→ **Aim**
Print exactly the lines below between the line containing "Recreate this image as a Python" and the line containing "from matplotlib.ticker import FuncFormatter", counting both of those lines. Leave pictures out.

→ **The records**
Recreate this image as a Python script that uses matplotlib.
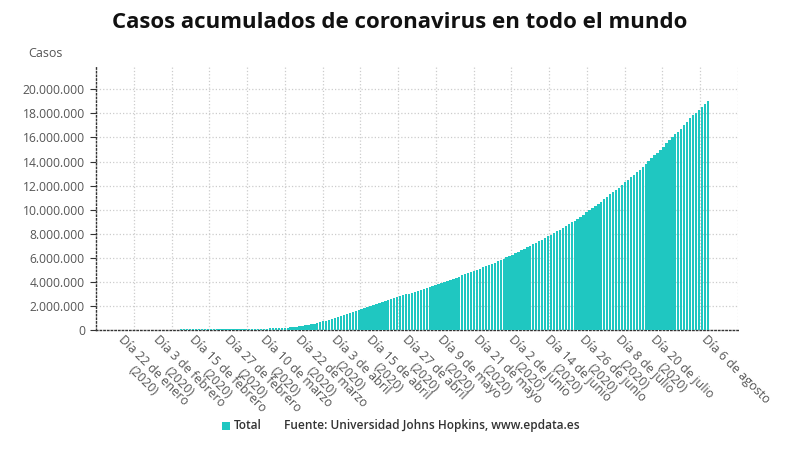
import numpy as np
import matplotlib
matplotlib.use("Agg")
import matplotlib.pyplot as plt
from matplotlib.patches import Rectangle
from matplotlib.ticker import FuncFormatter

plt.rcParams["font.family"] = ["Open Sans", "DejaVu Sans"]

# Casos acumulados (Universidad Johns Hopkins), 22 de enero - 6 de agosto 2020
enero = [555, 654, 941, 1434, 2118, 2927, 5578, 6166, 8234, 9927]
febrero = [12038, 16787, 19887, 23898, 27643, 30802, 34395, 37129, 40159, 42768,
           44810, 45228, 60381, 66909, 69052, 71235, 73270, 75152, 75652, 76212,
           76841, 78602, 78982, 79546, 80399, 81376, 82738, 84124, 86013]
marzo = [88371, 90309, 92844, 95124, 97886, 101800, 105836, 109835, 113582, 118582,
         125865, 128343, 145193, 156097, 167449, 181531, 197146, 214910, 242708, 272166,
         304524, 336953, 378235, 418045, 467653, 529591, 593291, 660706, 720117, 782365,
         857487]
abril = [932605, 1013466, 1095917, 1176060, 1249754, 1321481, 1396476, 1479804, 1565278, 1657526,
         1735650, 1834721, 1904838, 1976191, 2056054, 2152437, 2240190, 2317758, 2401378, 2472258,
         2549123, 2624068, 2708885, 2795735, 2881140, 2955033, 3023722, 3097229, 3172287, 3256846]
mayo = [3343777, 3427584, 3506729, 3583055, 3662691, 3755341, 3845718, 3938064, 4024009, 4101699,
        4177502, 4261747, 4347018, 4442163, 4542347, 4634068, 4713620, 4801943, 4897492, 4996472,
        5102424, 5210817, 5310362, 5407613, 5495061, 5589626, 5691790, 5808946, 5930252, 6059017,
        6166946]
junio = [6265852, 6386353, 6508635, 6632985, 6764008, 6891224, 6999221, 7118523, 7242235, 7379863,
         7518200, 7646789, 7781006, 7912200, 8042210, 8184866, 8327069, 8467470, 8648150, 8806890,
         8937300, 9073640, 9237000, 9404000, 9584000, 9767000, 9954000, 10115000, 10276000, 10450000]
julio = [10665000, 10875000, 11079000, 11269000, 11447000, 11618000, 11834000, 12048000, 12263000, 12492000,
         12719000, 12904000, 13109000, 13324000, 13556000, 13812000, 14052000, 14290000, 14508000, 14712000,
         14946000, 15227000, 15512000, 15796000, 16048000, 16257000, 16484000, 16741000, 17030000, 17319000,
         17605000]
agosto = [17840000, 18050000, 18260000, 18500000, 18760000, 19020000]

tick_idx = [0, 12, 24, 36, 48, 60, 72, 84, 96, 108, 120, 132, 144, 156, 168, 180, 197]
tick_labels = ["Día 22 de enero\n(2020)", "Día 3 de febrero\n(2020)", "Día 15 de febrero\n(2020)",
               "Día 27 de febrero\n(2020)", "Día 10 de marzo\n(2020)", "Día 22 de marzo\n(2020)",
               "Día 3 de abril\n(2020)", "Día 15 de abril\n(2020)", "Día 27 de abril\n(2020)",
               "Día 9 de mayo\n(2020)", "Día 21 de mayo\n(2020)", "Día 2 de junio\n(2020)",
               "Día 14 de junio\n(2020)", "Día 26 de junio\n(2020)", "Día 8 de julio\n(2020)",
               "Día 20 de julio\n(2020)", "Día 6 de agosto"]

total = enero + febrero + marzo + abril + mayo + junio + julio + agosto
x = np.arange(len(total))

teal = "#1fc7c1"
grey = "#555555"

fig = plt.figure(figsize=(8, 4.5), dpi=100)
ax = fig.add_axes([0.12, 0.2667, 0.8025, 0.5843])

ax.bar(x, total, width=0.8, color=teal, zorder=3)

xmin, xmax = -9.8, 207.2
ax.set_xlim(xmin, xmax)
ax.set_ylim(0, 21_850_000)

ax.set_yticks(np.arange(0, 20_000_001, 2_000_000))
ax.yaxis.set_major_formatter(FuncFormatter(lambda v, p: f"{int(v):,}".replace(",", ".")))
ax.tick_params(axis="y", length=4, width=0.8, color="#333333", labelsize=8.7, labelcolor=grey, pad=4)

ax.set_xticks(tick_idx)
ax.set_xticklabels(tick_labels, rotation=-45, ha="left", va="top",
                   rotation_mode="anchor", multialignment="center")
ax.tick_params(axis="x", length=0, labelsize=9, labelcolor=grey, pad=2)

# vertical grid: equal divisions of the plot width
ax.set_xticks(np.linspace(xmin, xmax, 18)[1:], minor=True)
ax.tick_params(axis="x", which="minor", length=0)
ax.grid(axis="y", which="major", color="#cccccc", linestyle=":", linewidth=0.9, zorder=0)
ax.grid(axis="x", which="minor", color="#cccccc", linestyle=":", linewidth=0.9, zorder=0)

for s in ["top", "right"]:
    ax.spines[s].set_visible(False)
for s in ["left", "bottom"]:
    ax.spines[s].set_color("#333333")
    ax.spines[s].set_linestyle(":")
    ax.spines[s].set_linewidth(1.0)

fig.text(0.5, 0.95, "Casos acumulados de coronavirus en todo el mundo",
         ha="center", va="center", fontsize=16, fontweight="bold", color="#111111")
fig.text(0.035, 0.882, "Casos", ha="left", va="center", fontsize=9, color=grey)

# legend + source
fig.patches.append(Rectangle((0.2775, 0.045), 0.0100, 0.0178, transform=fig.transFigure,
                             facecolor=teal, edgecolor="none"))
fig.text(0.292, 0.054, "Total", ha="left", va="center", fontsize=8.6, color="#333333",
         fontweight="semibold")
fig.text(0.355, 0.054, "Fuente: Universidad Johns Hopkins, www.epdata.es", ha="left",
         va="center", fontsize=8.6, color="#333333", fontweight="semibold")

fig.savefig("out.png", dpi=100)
==
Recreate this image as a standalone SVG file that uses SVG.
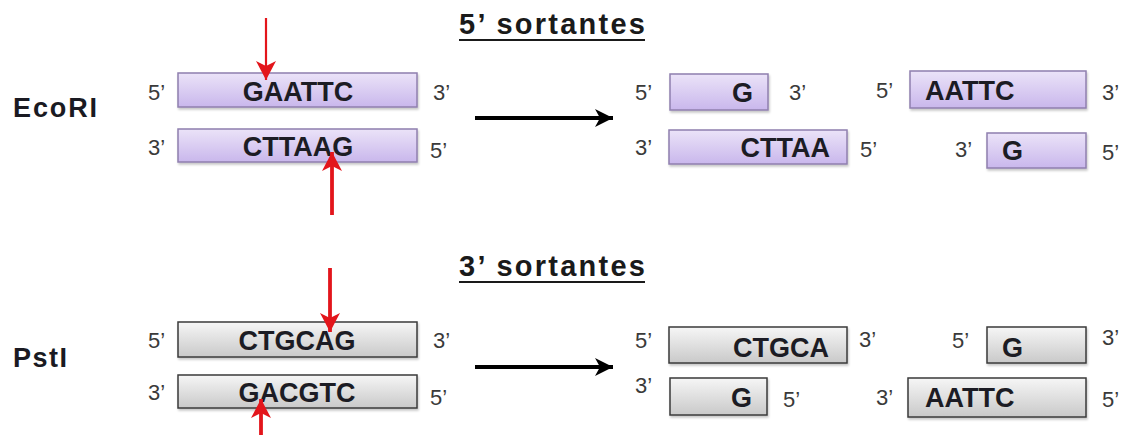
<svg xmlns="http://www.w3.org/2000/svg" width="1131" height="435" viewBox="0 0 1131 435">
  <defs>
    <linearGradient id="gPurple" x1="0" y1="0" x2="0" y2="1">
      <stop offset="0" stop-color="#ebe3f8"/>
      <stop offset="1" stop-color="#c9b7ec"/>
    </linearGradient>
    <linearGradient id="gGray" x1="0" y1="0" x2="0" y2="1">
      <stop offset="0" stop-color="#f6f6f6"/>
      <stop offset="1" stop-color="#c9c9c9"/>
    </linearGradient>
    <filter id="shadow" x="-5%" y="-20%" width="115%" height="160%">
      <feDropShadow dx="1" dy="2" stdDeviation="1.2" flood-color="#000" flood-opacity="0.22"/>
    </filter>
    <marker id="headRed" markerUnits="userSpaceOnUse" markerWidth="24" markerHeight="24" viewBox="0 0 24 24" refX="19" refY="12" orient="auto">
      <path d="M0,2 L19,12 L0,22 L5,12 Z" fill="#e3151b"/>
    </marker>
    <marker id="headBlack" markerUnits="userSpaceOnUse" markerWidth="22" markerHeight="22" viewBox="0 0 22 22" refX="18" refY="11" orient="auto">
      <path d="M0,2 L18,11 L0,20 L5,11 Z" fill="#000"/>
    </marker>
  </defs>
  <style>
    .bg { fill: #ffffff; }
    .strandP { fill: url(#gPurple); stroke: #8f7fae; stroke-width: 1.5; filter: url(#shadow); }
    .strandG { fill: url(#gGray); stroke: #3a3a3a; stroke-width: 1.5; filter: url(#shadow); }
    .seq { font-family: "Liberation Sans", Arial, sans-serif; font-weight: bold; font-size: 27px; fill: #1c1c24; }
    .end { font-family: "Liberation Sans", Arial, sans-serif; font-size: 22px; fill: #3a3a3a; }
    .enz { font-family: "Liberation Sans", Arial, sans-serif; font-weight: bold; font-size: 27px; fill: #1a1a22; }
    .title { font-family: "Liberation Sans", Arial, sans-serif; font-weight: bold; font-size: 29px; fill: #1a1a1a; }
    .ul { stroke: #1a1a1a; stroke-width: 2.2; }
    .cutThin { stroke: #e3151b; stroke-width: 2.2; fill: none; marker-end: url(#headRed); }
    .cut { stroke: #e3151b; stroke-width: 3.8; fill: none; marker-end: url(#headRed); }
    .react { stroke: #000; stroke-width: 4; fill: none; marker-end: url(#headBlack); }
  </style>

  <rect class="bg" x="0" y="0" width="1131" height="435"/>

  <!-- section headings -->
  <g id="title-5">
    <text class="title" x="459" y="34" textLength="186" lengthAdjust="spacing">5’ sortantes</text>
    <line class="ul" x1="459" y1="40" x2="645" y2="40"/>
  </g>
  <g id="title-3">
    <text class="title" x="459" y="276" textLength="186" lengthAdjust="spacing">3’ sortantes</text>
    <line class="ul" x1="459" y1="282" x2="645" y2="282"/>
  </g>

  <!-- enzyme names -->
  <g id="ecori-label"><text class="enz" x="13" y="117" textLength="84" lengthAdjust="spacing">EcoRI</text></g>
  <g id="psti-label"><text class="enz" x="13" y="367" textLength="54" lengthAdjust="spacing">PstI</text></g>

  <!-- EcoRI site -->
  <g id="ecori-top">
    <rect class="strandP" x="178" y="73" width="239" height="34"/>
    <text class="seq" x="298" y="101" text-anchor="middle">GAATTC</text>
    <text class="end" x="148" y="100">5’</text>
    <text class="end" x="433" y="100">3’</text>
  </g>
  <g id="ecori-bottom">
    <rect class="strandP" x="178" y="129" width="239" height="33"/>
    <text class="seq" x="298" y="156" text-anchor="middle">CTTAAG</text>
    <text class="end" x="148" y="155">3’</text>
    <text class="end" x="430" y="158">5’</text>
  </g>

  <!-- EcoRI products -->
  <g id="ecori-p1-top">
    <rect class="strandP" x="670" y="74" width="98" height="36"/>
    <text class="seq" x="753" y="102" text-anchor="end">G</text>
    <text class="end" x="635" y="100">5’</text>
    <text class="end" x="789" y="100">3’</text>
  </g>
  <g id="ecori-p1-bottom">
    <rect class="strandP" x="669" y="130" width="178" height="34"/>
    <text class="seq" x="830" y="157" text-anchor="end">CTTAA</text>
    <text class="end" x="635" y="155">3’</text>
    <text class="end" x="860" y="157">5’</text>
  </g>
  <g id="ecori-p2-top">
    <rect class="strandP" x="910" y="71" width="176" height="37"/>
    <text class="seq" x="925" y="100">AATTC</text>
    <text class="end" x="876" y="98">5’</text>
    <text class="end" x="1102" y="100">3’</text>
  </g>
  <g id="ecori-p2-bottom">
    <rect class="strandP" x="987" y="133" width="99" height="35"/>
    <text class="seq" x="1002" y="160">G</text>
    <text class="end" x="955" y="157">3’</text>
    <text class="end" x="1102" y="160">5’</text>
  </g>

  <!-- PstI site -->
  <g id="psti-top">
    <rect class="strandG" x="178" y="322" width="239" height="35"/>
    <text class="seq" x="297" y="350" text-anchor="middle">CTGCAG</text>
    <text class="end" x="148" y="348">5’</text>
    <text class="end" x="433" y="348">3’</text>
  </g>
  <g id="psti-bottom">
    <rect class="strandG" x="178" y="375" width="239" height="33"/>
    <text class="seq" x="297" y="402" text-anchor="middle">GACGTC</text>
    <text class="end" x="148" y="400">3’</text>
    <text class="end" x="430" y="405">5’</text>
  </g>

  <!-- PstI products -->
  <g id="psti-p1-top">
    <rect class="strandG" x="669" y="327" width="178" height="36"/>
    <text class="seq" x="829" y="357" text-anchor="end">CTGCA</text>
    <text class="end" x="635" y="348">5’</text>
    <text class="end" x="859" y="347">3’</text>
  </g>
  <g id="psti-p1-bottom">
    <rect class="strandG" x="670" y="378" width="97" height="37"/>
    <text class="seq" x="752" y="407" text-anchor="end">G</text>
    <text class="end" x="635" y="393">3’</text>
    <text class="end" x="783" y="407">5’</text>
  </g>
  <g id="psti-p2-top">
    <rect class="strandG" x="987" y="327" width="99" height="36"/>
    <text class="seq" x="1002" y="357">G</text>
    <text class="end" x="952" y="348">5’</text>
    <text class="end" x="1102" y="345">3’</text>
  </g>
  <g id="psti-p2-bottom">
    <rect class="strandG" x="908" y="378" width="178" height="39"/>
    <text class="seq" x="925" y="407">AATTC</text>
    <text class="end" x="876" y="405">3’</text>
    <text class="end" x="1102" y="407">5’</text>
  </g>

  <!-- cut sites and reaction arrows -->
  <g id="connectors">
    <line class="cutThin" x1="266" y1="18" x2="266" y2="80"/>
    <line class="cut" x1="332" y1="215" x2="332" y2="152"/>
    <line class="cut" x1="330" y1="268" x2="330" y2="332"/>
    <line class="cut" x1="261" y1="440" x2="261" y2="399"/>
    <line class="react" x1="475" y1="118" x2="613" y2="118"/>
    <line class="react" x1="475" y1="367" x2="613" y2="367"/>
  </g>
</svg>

→ **Answer to this task**
Recreate this image as a Python script that uses matplotlib.
import numpy as np
import matplotlib
matplotlib.use("Agg")
import matplotlib.pyplot as plt
from matplotlib.patches import Rectangle
from matplotlib.ticker import FuncFormatter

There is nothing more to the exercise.